Unfortunately, it appears as though they’ve conflated the idea of a journal-title-level DOI with a journal-issue-level DOI. But, whatever the cause, their submission, since I previously registered the journal-title-level DOI as 10.5555/tm34ej0, will result in this submission error:

<record_diagnostic status="Failure">
<msg>Deposit contains title error: The journal has a different DOI assigned; If you want to change the journals DOI please contact Crossref support: title={0}; current-doi={1}; deposited-doi={2}</msg>

Now, like with the title errors above, we’re back to asking ourselves which of the two DOIs will be the persistent identifier for the journal going forward? And, we need Crossref support to provide guidance (which we’re here for).

My journal’s title has changed [substantially]
The ISSN Centre does permit minor changes of journal titles without an ISSN change. For instance, updating my official journal title from The Journal of Stuff, Things, and Goodies to Journal of Stuff, Things, & Goodies would not necessitate new ISSNs for the journal.

In cases of substantial or significant journal title updates, the ISSN Centre will recommend new ISSNs. And, that’s a very good thing, since it will mean your citations between the old journal title/ISSN and the new journal title/ISSN are clean and not conflated by our citation matching process. For instance, if I wanted to update my journal title from The Journal of Stuff, Things, and Goodies to Goodies International.
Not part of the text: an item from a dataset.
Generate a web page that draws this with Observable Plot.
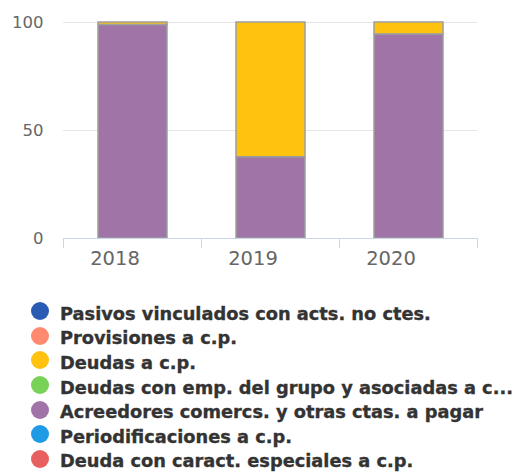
<!DOCTYPE html>
<html>
<head>
<meta charset="utf-8">
<script src="https://cdn.jsdelivr.net/npm/d3@7"></script>
<script src="https://cdn.jsdelivr.net/npm/@observablehq/plot@0.6"></script>
<style>
  html, body { margin: 0; padding: 0; background: #fff; }
  body { width: 512px; height: 472px; overflow: hidden; font-family: "DejaVu Sans", sans-serif; }
  #legend { margin-top: 16px; padding-left: 31px; }
  .item { display: flex; align-items: center; height: 24.6px; }
  .dot { width: 18px; height: 18px; border-radius: 50%; margin-right: 11px; flex: none; position: relative; top: -2px; }
  .lbl { font-weight: bold; font-size: 17.8px; color: #333; white-space: nowrap; -webkit-text-stroke: 0.35px #333; }
</style>
</head>
<body>
<div id="chart"></div>
<div id="legend"></div>
<script>
const years = ["2018", "2019", "2020"];
const seriesNames = [
  "Pasivos vinculados con acts. no ctes.",
  "Provisiones a c.p.",
  "Deudas a c.p.",
  "Deudas con emp. del grupo y asociadas a c...",
  "Acreedores comercs. y otras ctas. a pagar",
  "Periodificaciones a c.p.",
  "Deuda con caract. especiales a c.p."
];
const seriesColors = ["#2b5cb3", "#ff8a70", "#ffc20e", "#77d257", "#a074a6", "#1f9be6", "#e85f5f"];
const pasivos = [0, 0, 0];
const provisiones = [0, 0, 0];
const deudasCp = [1.2, 62.4, 5.6];
const deudasGrupo = [0, 0, 0];
const acreedores = [98.8, 37.6, 94.4];
const periodificaciones = [0, 0, 0];
const deudaEspeciales = [0, 0, 0];
const yTicks = [0, 50, 100];

const seriesValues = [pasivos, provisiones, deudasCp, deudasGrupo, acreedores, periodificaciones, deudaEspeciales];
const data = [];
seriesNames.forEach((s, i) => years.forEach((y, j) => {
  if (seriesValues[i][j] > 0) data.push({year: y, series: s, value: seriesValues[i][j]});
}));

const boundaryTicks = (index, scales, values, dims) => {
  const x = scales.x, y = scales.y;
  const centers = years.map(v => x(v) + (x.bandwidth ? x.bandwidth() : 0) / 2);
  const step = centers[1] - centers[0];
  const bounds = [centers[0] - step / 2, ...centers.map(c => c + step / 2)];
  const y0 = y(0);
  const g = d3.create("svg:g");
  g.selectAll("line").data(bounds).join("line")
    .attr("x1", d => d).attr("x2", d => d)
    .attr("y1", y0).attr("y2", y0 + 10)
    .attr("stroke", "#ccd6eb").attr("stroke-width", 1);
  return g.node();
};

const plot = Plot.plot({
  width: 512,
  height: 285,
  marginTop: 22,
  marginBottom: 47,
  marginLeft: 63,
  marginRight: 35,
  style: {fontFamily: "DejaVu Sans, sans-serif", fontSize: "15px", color: "#666", background: "#fff"},
  x: {domain: years, paddingInner: 0.5, paddingOuter: 0.25, label: null},
  y: {domain: [0, 100], label: null},
  color: {domain: seriesNames, range: seriesColors},
  marks: [
    Plot.ruleY(yTicks.filter(d => d > 0), {stroke: "#e6e6e6", strokeWidth: 1}),
    Plot.barY(data, Plot.stackY({x: "year", y: "value", fill: "series", reverse: true, stroke: "#9e9e9e", strokeWidth: 1.5})),
    Plot.ruleY([0], {stroke: "#ccd6eb", strokeWidth: 1}),
    boundaryTicks,
    Plot.axisY({ticks: yTicks, tickSize: 0, tickPadding: 20, fontSize: 16.5, fill: "#666", label: null}),
    Plot.axisX({tickSize: 0, tickPadding: 13, fontSize: 19.5, fill: "#666", dx: -18, label: null})
  ]
});
document.getElementById("chart").appendChild(plot);

const legend = d3.select("#legend");
seriesNames.forEach((s, i) => {
  const it = legend.append("div").attr("class", "item");
  it.append("div").attr("class", "dot").style("background", seriesColors[i]);
  it.append("div").attr("class", "lbl").text(s);
});
</script>
</body>
</html>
In this case, the ISSN Centre would recommend a new ISSN for the journal using this significantly different title. Our system, again for the reasons of clean citation matching, would effectively treat the updated journal title as a new journal with a new journal title and a new ISSN(s). All the existing DOIs registered using the previous title The Journal of Stuff, Things, and Goodies should remain associated with the previous journal title and ISSN, while new registrations of DOIs would adopt the new journal title Goodies International and new ISSN(s) from the ISSN Centre.

For substantial or significant journal title changes, where a new ISSN(s) is recommended by the ISSN Centre and used in your registrations, your initial registration against this new journal title and new ISSN(s) will create a new journal title record in our system that we will use to check/validate your future new journal registrations against.

We’ve read a lot; let’s wrap this thing up
Consistency with the metadata being submitted at the journal-title level is critical. When submitting your initial registration for a journal, be careful that the journal title, journal-title-level DOI (if you have one), and ISSNs are all entered correctly and that information is shared widely at your organization so it can be recorded and used consistently by your colleagues in future registrations. Sometimes mistakes happen or things change over time, and we’re here to help when they do, but investing extra care when entering and registering journal-title-level metadata with us can minimize headaches in the future.